There is one documented case of a foreigner shooting at civilians from the hills surrounding Sarajevo.
Eduard Limonov, a Russian nationalist, was filmed in 1992 firing a machine gun on the besieged city.
He was accompanied by Karadzic, who was later found guilty of genocide and crimes against humanity during the Bosnian war.
Limonov died in Moscow in 2020 at the age of 77.
A controversial documentary called Sarajevo Safari, made in 2022 by Miran Zupanic, a Slovenian director, made similar allegations about foreigners embarking on “weekend war safaris”.
One unnamed American former intelligence officer said he saw the tourists paying to shoot at civilians.

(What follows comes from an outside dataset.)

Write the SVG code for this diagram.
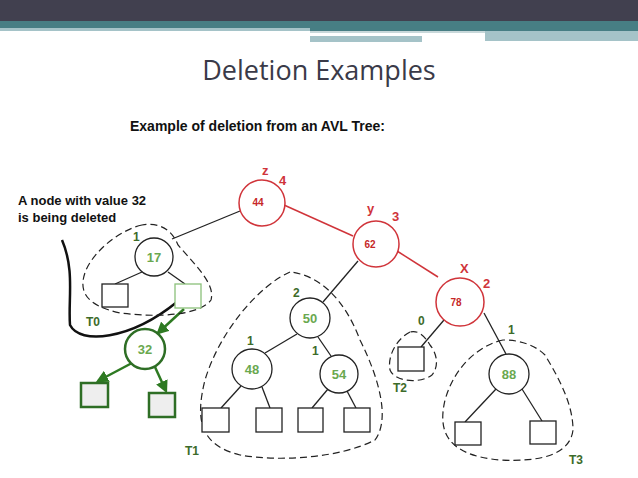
<svg xmlns="http://www.w3.org/2000/svg" width="638" height="478" viewBox="0 0 638 478">
<style>
.n{fill:#fff;stroke:#222;stroke-width:1.3}
.r{fill:#fff;stroke:#d0343a;stroke-width:1.5}
.g{fill:#fff;stroke:#2e6e25;stroke-width:2.5}
.sq{fill:#fff;stroke:#222;stroke-width:1.3}
.gsq{fill:#eee;stroke:#2e6e25;stroke-width:2.5}
.e{stroke:#222;stroke-width:1.3;fill:none}
.re{stroke:#d0343a;stroke-width:1.5;fill:none}
.ge{stroke:#2e7a22;stroke-width:2.5;fill:none;marker-end:url(#ah)}
.d{stroke:#222;stroke-width:1.2;fill:none;stroke-dasharray:7,4}
text{font-family:"Liberation Sans",Arial,sans-serif;font-weight:bold}
.lg{fill:#6aa84f;font-size:13px;text-anchor:middle}
.lr{fill:#c62828;font-size:10px;text-anchor:middle}
.hr{fill:#d0343a;font-size:13px}
.hg{fill:#3d6b2a;font-size:12px}
</style>
<defs>
<marker id="ah" viewBox="0 0 10 10" refX="8" refY="5" markerWidth="5" markerHeight="5" orient="auto"><path d="M0,0L10,5L0,10z" fill="#2e7a22"/></marker>
</defs>
<rect x="0" y="0" width="638" height="21" fill="#41404f"/>
<rect x="0" y="21" width="638" height="7" fill="#477e84"/>
<rect x="0" y="28" width="310" height="3" fill="#a5c3c8"/>
<rect x="310" y="28" width="328" height="3" fill="#477e84"/>
<rect x="310" y="31" width="175" height="2" fill="#c8d8da"/>
<rect x="485" y="31" width="153" height="10" fill="#a5c3c8"/>
<rect x="310" y="36" width="112" height="6" fill="#a5c3c8"/>
<text x="319" y="80" text-anchor="middle" style="font-family:'Open Sans','Liberation Sans',sans-serif;font-weight:normal;font-size:27px;fill:#3a3a48">Deletion Examples</text>
<text x="130" y="131" style="font-size:14px;fill:#111">Example of deletion from an AVL Tree:</text>
<text x="18" y="205" style="font-size:13px;fill:#111">A node with value 32</text>
<text x="18" y="222" style="font-size:13px;fill:#111">is being deleted</text>
<g id="connectors">
<line class="re" x1="284" y1="205" x2="353" y2="236"/>
<line class="re" x1="397" y1="251" x2="438" y2="277"/>
<line class="e" x1="240" y1="211" x2="172" y2="239"/>
<line class="e" x1="142" y1="272" x2="115" y2="284"/>
<line class="e" x1="168" y1="272" x2="185" y2="284"/>
<line class="e" x1="358" y1="261" x2="323" y2="302"/>
<line class="e" x1="297" y1="334" x2="265" y2="353"/>
<line class="e" x1="318" y1="337" x2="331" y2="356"/>
<line class="e" x1="241" y1="386" x2="221" y2="408"/>
<line class="e" x1="262" y1="387" x2="270" y2="408"/>
<line class="e" x1="328" y1="389" x2="312" y2="408"/>
<line class="e" x1="347" y1="391" x2="356" y2="408"/>
<line class="e" x1="444" y1="320" x2="421" y2="347"/>
<line class="e" x1="484" y1="313" x2="506" y2="354"/>
<line class="e" x1="496" y1="389" x2="465" y2="422"/>
<line class="e" x1="522" y1="389" x2="542" y2="421"/>
<line class="ge" x1="184" y1="309" x2="158" y2="333"/>
<line class="ge" x1="132" y1="363" x2="98" y2="381"/>
<line class="ge" x1="155" y1="367" x2="166" y2="391"/>
<path d="M62,240 C75,270 68,300 70,325 C80,345 130,340 177,302" fill="none" stroke="#111" stroke-width="2.5"/>
<path class="d" d="M142,225 C120,230 95,250 86,270 C78,290 84,305 120,313 C160,318 200,315 211,300 C215,285 200,270 178,245 C172,230 160,222 142,225z"/>
<path class="d" d="M290,272 C260,285 220,330 205,380 C195,420 200,445 240,455 C280,462 340,458 375,440 C390,420 380,380 360,340 C345,300 320,275 290,272z"/>
<path class="d" d="M410,332 C398,338 387,355 390,370 C395,382 420,384 432,375 C440,365 436,352 430,345 C424,335 418,330 410,332z"/>
<path class="d" d="M503,340 C480,345 455,365 445,400 C438,430 445,455 500,460 C540,462 570,455 573,430 C573,405 560,380 545,355 C535,345 520,340 503,340z"/>
</g>
<g id="n44"><circle class="r" cx="262" cy="203" r="23"/><text class="lr" x="258" y="206">44</text></g>
<g id="n62"><circle class="r" cx="376" cy="244" r="23"/><text class="lr" x="370" y="248">62</text></g>
<g id="n78"><circle class="r" cx="460" cy="302" r="24"/><text class="lr" x="456" y="306">78</text></g>
<g id="n17"><circle class="n" cx="154" cy="257" r="19"/><text class="lg" x="154" y="262">17</text></g>
<g id="n50"><circle class="n" cx="310" cy="318" r="20"/><text class="lg" x="310" y="323">50</text></g>
<g id="n48"><circle class="n" cx="252" cy="369" r="20"/><text class="lg" x="252" y="374">48</text></g>
<g id="n54"><circle class="n" cx="339" cy="374" r="19"/><text class="lg" x="339" y="379">54</text></g>
<g id="n88"><circle class="n" cx="509" cy="374" r="20"/><text class="lg" x="509" y="379">88</text></g>
<g id="n32"><circle class="g" cx="145" cy="349" r="20"/><text class="lg" x="145" y="354">32</text></g>
<g id="leaves">
<rect class="sq" x="102" y="284" width="26" height="23"/>
<rect x="175" y="284" width="26" height="24" fill="#fff" stroke="#8bc17a" stroke-width="1.3"/>
<rect class="gsq" x="81" y="383" width="27" height="24"/>
<rect class="gsq" x="149" y="393" width="26" height="24"/>
<rect class="sq" x="202" y="408" width="27" height="24"/>
<rect class="sq" x="256" y="408" width="26" height="24"/>
<rect class="sq" x="298" y="408" width="25" height="24"/>
<rect class="sq" x="344" y="408" width="26" height="24"/>
<rect class="sq" x="398" y="347" width="26" height="24"/>
<rect class="sq" x="455" y="422" width="26" height="23"/>
<rect class="sq" x="530" y="421" width="26" height="23"/>
</g>
<g id="labels">
<text class="hr" x="262" y="175">z</text><text class="hr" x="279" y="185">4</text>
<text class="hr" x="367" y="213">y</text><text class="hr" x="392" y="221">3</text>
<text class="hr" x="460" y="273">X</text><text class="hr" x="483" y="288">2</text>
<text class="hg" x="418" y="325">0</text><text class="hg" x="508" y="334">1</text>
<text class="hg" x="293" y="297">2</text><text class="hg" x="247" y="345">1</text>
<text class="hg" x="312" y="355">1</text><text class="hg" x="133" y="241">1</text>
<text class="hg" x="86" y="326">T0</text><text class="hg" x="185" y="455">T1</text>
<text class="hg" x="393" y="392">T2</text><text class="hg" x="569" y="464">T3</text>
</g>
</svg>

“I was in Grbavica [a neighbourhood of Sarajevo] where I saw how, for certain sums of money, strangers would come in to shoot at the surrounded citizens of Sarajevo,” the former intelligence officer said in the film.
Zupanic told Balkan Insight, a news website, that he struggled to believe the claims about the “human safari” when he first heard them.
“My reaction was that something like that was impossible – that hunting people is a fairy tale, an urban legend. It certainly bothers me that there can be people who pay to be allowed to shoot other people. That knowledge is something that is impossible to bear.”
The documentary elicited a furious response from Bosnian Serbs. Veljko Lazic, the head of a veterans’ organisation, called it “an absolute and heinous lie”.
He said the documentary was an “insult to Republika Srpska [the ethnic Serb entity which makes up half of Bosnia-Herzegovina], its army and the Serb victims of the war”.